■ **TASK BRIEF**:
Give the listing again character for character, but drop the images.

■ **SOURCE MATERIAL**:
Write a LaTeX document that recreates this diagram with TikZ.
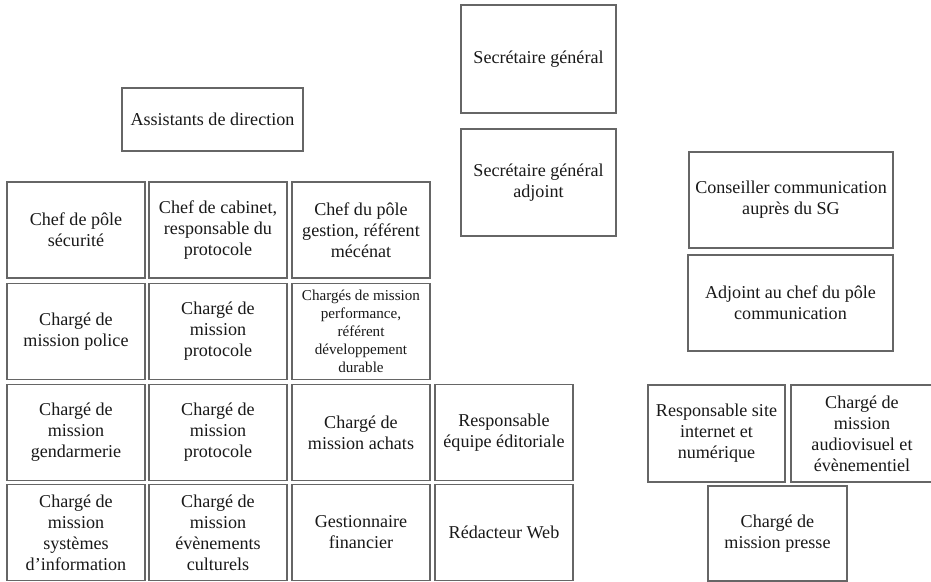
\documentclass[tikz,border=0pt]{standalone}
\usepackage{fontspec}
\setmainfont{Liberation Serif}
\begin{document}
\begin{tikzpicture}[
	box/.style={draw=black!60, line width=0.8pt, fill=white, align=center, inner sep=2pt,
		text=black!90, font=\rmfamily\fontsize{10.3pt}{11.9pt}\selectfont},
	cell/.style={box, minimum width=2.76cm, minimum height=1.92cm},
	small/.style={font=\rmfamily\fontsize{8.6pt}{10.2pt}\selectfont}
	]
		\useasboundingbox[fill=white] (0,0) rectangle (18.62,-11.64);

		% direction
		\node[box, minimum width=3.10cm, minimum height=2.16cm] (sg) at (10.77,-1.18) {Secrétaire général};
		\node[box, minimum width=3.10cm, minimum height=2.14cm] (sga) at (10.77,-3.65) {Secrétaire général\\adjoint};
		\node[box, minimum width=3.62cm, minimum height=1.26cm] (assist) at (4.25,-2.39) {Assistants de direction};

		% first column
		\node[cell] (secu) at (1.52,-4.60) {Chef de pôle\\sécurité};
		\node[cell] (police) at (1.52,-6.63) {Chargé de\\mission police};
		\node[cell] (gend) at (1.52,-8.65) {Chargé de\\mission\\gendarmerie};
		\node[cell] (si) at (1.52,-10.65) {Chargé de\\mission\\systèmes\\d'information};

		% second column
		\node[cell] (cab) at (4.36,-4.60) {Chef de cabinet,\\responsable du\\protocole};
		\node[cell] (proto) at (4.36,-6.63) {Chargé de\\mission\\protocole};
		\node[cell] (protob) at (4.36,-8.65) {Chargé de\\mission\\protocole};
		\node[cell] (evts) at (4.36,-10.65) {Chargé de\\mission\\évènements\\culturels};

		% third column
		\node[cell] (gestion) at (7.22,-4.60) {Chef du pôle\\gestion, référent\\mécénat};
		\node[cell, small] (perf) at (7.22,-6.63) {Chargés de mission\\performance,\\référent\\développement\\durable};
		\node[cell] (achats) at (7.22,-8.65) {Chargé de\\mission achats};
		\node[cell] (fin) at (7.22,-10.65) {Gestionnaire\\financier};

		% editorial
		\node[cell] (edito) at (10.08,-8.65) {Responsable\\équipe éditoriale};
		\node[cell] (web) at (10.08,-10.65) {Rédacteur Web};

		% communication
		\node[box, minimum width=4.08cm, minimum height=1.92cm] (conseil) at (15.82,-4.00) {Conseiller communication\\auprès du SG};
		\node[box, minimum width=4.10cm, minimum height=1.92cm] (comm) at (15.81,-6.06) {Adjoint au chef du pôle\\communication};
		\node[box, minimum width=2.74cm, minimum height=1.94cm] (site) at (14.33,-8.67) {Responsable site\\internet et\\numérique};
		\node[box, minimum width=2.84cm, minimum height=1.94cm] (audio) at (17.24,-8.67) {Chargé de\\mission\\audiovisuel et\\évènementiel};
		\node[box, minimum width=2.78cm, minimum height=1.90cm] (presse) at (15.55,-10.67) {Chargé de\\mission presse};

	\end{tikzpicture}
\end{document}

■ **CORRECT ANSWER**:
Write a LaTeX document that recreates this diagram with TikZ.
\documentclass[tikz,border=0pt]{standalone}
\usepackage{fontspec}
\setmainfont{Liberation Serif}
\begin{document}
\begin{tikzpicture}[
	box/.style={draw=black!60, line width=0.8pt, fill=white, align=center, inner sep=2pt,
		text=black!90, font=\rmfamily\fontsize{10.3pt}{11.9pt}\selectfont},
	cell/.style={box, minimum width=2.76cm, minimum height=1.92cm},
	small/.style={font=\rmfamily\fontsize{8.6pt}{10.2pt}\selectfont}
	]
		\useasboundingbox[fill=white] (0,0) rectangle (18.62,-11.64);

		% direction
		\node[box, minimum width=3.10cm, minimum height=2.16cm] (sg) at (10.77,-1.18) {Secrétaire général};
		\node[box, minimum width=3.10cm, minimum height=2.14cm] (sga) at (10.77,-3.65) {Secrétaire général\\adjoint};
		\node[box, minimum width=3.62cm, minimum height=1.26cm] (assist) at (4.25,-2.39) {Assistants de direction};

		% first column
		\node[cell] (secu) at (1.52,-4.60) {Chef de pôle\\sécurité};
		\node[cell] (police) at (1.52,-6.63) {Chargé de\\mission police};
		\node[cell] (gend) at (1.52,-8.65) {Chargé de\\mission\\gendarmerie};
		\node[cell] (si) at (1.52,-10.65) {Chargé de\\mission\\systèmes\\d'information};

		% second column
		\node[cell] (cab) at (4.36,-4.60) {Chef de cabinet,\\responsable du\\protocole};
		\node[cell] (proto) at (4.36,-6.63) {Chargé de\\mission\\protocole};
		\node[cell] (protob) at (4.36,-8.65) {Chargé de\\mission\\protocole};
		\node[cell] (evts) at (4.36,-10.65) {Chargé de\\mission\\évènements\\culturels};

		% third column
		\node[cell] (gestion) at (7.22,-4.60) {Chef du pôle\\gestion, référent\\mécénat};
		\node[cell, small] (perf) at (7.22,-6.63) {Chargés de mission\\performance,\\référent\\développement\\durable};
		\node[cell] (achats) at (7.22,-8.65) {Chargé de\\mission achats};
		\node[cell] (fin) at (7.22,-10.65) {Gestionnaire\\financier};

		% editorial
		\node[cell] (edito) at (10.08,-8.65) {Responsable\\équipe éditoriale};
		\node[cell] (web) at (10.08,-10.65) {Rédacteur Web};

		% communication
		\node[box, minimum width=4.08cm, minimum height=1.92cm] (conseil) at (15.82,-4.00) {Conseiller communication\\auprès du SG};
		\node[box, minimum width=4.10cm, minimum height=1.92cm] (comm) at (15.81,-6.06) {Adjoint au chef du pôle\\communication};
		\node[box, minimum width=2.74cm, minimum height=1.94cm] (site) at (14.33,-8.67) {Responsable site\\internet et\\numérique};
		\node[box, minimum width=2.84cm, minimum height=1.94cm] (audio) at (17.24,-8.67) {Chargé de\\mission\\audiovisuel et\\évènementiel};
		\node[box, minimum width=2.78cm, minimum height=1.90cm] (presse) at (15.55,-10.67) {Chargé de\\mission presse};

	\end{tikzpicture}
\end{document}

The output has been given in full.